── STORED DATA ──

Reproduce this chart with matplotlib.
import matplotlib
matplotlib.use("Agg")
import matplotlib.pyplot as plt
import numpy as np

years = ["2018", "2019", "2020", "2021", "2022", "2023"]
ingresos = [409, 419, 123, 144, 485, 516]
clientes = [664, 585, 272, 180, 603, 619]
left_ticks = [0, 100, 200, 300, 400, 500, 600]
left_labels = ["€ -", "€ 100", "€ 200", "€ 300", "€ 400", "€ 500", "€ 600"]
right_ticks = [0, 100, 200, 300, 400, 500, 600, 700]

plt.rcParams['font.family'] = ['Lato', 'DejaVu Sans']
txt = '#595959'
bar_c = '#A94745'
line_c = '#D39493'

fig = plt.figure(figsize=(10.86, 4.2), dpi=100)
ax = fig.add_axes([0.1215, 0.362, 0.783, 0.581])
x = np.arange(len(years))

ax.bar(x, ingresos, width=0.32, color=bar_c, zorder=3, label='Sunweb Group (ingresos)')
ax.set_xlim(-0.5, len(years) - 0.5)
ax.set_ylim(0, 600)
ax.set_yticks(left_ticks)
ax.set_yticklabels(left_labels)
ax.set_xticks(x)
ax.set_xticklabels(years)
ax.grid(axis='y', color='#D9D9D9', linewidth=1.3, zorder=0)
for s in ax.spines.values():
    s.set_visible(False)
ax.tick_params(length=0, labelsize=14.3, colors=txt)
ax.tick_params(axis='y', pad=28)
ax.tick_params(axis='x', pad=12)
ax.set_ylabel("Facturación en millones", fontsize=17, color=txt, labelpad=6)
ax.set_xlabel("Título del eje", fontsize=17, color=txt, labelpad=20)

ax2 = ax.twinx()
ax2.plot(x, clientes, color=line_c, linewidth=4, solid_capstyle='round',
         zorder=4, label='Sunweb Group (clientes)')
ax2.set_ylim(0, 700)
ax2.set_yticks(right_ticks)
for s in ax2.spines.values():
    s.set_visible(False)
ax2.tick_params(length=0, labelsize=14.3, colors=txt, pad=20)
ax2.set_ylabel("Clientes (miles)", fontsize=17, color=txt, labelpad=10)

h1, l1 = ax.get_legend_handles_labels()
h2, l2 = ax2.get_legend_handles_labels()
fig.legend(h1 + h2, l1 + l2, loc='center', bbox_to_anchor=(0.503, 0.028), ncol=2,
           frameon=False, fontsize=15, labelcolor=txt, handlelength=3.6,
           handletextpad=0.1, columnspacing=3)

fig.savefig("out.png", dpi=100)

───

REQUIREMENTS
Quote each line of the data above exactly as written.

RESPONSE TO THIS TASK
Reproduce this chart with matplotlib.
import matplotlib
matplotlib.use("Agg")
import matplotlib.pyplot as plt
import numpy as np

years = ["2018", "2019", "2020", "2021", "2022", "2023"]
ingresos = [409, 419, 123, 144, 485, 516]
clientes = [664, 585, 272, 180, 603, 619]
left_ticks = [0, 100, 200, 300, 400, 500, 600]
left_labels = ["€ -", "€ 100", "€ 200", "€ 300", "€ 400", "€ 500", "€ 600"]
right_ticks = [0, 100, 200, 300, 400, 500, 600, 700]

plt.rcParams['font.family'] = ['Lato', 'DejaVu Sans']
txt = '#595959'
bar_c = '#A94745'
line_c = '#D39493'

fig = plt.figure(figsize=(10.86, 4.2), dpi=100)
ax = fig.add_axes([0.1215, 0.362, 0.783, 0.581])
x = np.arange(len(years))

ax.bar(x, ingresos, width=0.32, color=bar_c, zorder=3, label='Sunweb Group (ingresos)')
ax.set_xlim(-0.5, len(years) - 0.5)
ax.set_ylim(0, 600)
ax.set_yticks(left_ticks)
ax.set_yticklabels(left_labels)
ax.set_xticks(x)
ax.set_xticklabels(years)
ax.grid(axis='y', color='#D9D9D9', linewidth=1.3, zorder=0)
for s in ax.spines.values():
    s.set_visible(False)
ax.tick_params(length=0, labelsize=14.3, colors=txt)
ax.tick_params(axis='y', pad=28)
ax.tick_params(axis='x', pad=12)
ax.set_ylabel("Facturación en millones", fontsize=17, color=txt, labelpad=6)
ax.set_xlabel("Título del eje", fontsize=17, color=txt, labelpad=20)

ax2 = ax.twinx()
ax2.plot(x, clientes, color=line_c, linewidth=4, solid_capstyle='round',
         zorder=4, label='Sunweb Group (clientes)')
ax2.set_ylim(0, 700)
ax2.set_yticks(right_ticks)
for s in ax2.spines.values():
    s.set_visible(False)
ax2.tick_params(length=0, labelsize=14.3, colors=txt, pad=20)
ax2.set_ylabel("Clientes (miles)", fontsize=17, color=txt, labelpad=10)

h1, l1 = ax.get_legend_handles_labels()
h2, l2 = ax2.get_legend_handles_labels()
fig.legend(h1 + h2, l1 + l2, loc='center', bbox_to_anchor=(0.503, 0.028), ncol=2,
           frameon=False, fontsize=15, labelcolor=txt, handlelength=3.6,
           handletextpad=0.1, columnspacing=3)

fig.savefig("out.png", dpi=100)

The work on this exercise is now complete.